## REQUEST
Copy out the listing that follows exactly, dropping every picture.

## DATA PROVIDED

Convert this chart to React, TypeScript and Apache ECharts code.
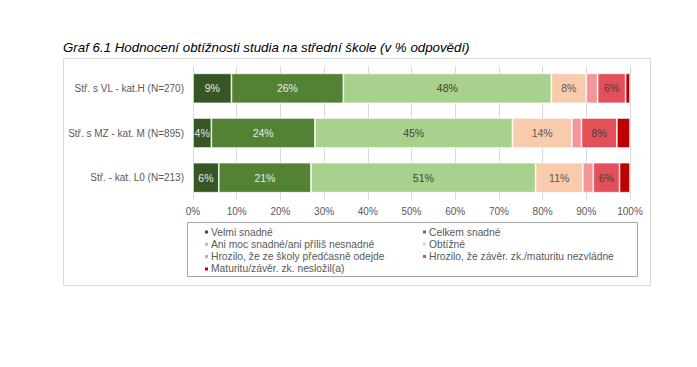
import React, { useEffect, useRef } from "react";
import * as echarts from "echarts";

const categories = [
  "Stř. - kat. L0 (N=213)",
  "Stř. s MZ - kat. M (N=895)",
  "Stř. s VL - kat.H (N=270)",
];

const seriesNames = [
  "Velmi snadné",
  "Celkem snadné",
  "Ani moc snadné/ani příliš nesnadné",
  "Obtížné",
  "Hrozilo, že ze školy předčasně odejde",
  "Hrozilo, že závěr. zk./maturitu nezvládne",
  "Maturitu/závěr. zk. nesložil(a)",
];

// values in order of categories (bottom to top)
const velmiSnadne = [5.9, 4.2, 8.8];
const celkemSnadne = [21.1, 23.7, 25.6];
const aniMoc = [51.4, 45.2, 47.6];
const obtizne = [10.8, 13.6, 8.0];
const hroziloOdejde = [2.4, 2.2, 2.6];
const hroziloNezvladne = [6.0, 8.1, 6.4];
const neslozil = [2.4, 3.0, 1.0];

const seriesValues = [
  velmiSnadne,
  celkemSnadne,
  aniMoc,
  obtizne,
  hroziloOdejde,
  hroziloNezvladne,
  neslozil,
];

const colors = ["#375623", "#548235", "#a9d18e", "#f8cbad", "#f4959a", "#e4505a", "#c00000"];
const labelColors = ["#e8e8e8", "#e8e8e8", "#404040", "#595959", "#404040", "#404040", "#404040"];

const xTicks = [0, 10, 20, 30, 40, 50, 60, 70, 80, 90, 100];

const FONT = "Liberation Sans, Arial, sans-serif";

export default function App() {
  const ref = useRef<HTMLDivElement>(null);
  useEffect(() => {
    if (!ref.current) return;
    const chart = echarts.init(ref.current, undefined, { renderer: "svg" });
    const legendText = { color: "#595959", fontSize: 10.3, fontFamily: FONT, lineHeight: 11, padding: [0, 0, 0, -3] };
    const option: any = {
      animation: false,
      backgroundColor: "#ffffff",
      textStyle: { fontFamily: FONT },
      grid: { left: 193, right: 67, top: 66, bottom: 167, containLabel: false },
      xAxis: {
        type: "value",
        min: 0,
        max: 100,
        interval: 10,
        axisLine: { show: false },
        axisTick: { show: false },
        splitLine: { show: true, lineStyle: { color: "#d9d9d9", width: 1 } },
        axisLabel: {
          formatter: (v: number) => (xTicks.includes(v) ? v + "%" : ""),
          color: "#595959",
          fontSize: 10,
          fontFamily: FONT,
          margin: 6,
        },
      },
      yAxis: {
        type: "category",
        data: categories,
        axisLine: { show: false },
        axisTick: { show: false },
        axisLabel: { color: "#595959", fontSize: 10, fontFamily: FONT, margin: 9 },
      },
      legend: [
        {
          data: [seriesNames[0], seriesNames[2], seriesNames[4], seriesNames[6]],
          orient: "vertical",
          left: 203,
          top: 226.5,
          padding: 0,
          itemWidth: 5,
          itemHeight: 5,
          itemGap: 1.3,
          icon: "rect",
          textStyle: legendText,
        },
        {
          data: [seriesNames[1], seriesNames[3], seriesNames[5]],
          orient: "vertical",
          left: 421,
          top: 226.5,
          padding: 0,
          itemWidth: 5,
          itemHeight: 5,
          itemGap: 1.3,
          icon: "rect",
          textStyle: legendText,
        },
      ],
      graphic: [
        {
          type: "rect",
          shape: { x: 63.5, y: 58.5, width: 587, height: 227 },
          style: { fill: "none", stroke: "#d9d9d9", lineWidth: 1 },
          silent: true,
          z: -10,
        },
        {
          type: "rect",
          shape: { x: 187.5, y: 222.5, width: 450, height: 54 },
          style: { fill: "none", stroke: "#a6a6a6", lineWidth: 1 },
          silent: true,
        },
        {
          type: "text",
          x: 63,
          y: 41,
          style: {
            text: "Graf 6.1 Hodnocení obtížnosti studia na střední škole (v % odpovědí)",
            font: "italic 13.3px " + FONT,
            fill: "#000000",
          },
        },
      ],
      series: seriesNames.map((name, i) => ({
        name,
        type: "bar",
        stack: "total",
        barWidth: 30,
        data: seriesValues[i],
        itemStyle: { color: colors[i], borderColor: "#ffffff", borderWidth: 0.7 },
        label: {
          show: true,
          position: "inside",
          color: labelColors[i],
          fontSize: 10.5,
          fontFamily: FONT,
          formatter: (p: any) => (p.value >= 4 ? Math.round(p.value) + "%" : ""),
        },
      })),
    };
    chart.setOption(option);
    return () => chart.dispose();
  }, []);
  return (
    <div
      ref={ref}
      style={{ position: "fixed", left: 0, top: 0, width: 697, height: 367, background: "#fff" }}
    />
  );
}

## TASK RESPONSE
Convert this chart to React, TypeScript and Apache ECharts code.
import React, { useEffect, useRef } from "react";
import * as echarts from "echarts";

const categories = [
  "Stř. - kat. L0 (N=213)",
  "Stř. s MZ - kat. M (N=895)",
  "Stř. s VL - kat.H (N=270)",
];

const seriesNames = [
  "Velmi snadné",
  "Celkem snadné",
  "Ani moc snadné/ani příliš nesnadné",
  "Obtížné",
  "Hrozilo, že ze školy předčasně odejde",
  "Hrozilo, že závěr. zk./maturitu nezvládne",
  "Maturitu/závěr. zk. nesložil(a)",
];

// values in order of categories (bottom to top)
const velmiSnadne = [5.9, 4.2, 8.8];
const celkemSnadne = [21.1, 23.7, 25.6];
const aniMoc = [51.4, 45.2, 47.6];
const obtizne = [10.8, 13.6, 8.0];
const hroziloOdejde = [2.4, 2.2, 2.6];
const hroziloNezvladne = [6.0, 8.1, 6.4];
const neslozil = [2.4, 3.0, 1.0];

const seriesValues = [
  velmiSnadne,
  celkemSnadne,
  aniMoc,
  obtizne,
  hroziloOdejde,
  hroziloNezvladne,
  neslozil,
];

const colors = ["#375623", "#548235", "#a9d18e", "#f8cbad", "#f4959a", "#e4505a", "#c00000"];
const labelColors = ["#e8e8e8", "#e8e8e8", "#404040", "#595959", "#404040", "#404040", "#404040"];

const xTicks = [0, 10, 20, 30, 40, 50, 60, 70, 80, 90, 100];

const FONT = "Liberation Sans, Arial, sans-serif";

export default function App() {
  const ref = useRef<HTMLDivElement>(null);
  useEffect(() => {
    if (!ref.current) return;
    const chart = echarts.init(ref.current, undefined, { renderer: "svg" });
    const legendText = { color: "#595959", fontSize: 10.3, fontFamily: FONT, lineHeight: 11, padding: [0, 0, 0, -3] };
    const option: any = {
      animation: false,
      backgroundColor: "#ffffff",
      textStyle: { fontFamily: FONT },
      grid: { left: 193, right: 67, top: 66, bottom: 167, containLabel: false },
      xAxis: {
        type: "value",
        min: 0,
        max: 100,
        interval: 10,
        axisLine: { show: false },
        axisTick: { show: false },
        splitLine: { show: true, lineStyle: { color: "#d9d9d9", width: 1 } },
        axisLabel: {
          formatter: (v: number) => (xTicks.includes(v) ? v + "%" : ""),
          color: "#595959",
          fontSize: 10,
          fontFamily: FONT,
          margin: 6,
        },
      },
      yAxis: {
        type: "category",
        data: categories,
        axisLine: { show: false },
        axisTick: { show: false },
        axisLabel: { color: "#595959", fontSize: 10, fontFamily: FONT, margin: 9 },
      },
      legend: [
        {
          data: [seriesNames[0], seriesNames[2], seriesNames[4], seriesNames[6]],
          orient: "vertical",
          left: 203,
          top: 226.5,
          padding: 0,
          itemWidth: 5,
          itemHeight: 5,
          itemGap: 1.3,
          icon: "rect",
          textStyle: legendText,
        },
        {
          data: [seriesNames[1], seriesNames[3], seriesNames[5]],
          orient: "vertical",
          left: 421,
          top: 226.5,
          padding: 0,
          itemWidth: 5,
          itemHeight: 5,
          itemGap: 1.3,
          icon: "rect",
          textStyle: legendText,
        },
      ],
      graphic: [
        {
          type: "rect",
          shape: { x: 63.5, y: 58.5, width: 587, height: 227 },
          style: { fill: "none", stroke: "#d9d9d9", lineWidth: 1 },
          silent: true,
          z: -10,
        },
        {
          type: "rect",
          shape: { x: 187.5, y: 222.5, width: 450, height: 54 },
          style: { fill: "none", stroke: "#a6a6a6", lineWidth: 1 },
          silent: true,
        },
        {
          type: "text",
          x: 63,
          y: 41,
          style: {
            text: "Graf 6.1 Hodnocení obtížnosti studia na střední škole (v % odpovědí)",
            font: "italic 13.3px " + FONT,
            fill: "#000000",
          },
        },
      ],
      series: seriesNames.map((name, i) => ({
        name,
        type: "bar",
        stack: "total",
        barWidth: 30,
        data: seriesValues[i],
        itemStyle: { color: colors[i], borderColor: "#ffffff", borderWidth: 0.7 },
        label: {
          show: true,
          position: "inside",
          color: labelColors[i],
          fontSize: 10.5,
          fontFamily: FONT,
          formatter: (p: any) => (p.value >= 4 ? Math.round(p.value) + "%" : ""),
        },
      })),
    };
    chart.setOption(option);
    return () => chart.dispose();
  }, []);
  return (
    <div
      ref={ref}
      style={{ position: "fixed", left: 0, top: 0, width: 697, height: 367, background: "#fff" }}
    />
  );
}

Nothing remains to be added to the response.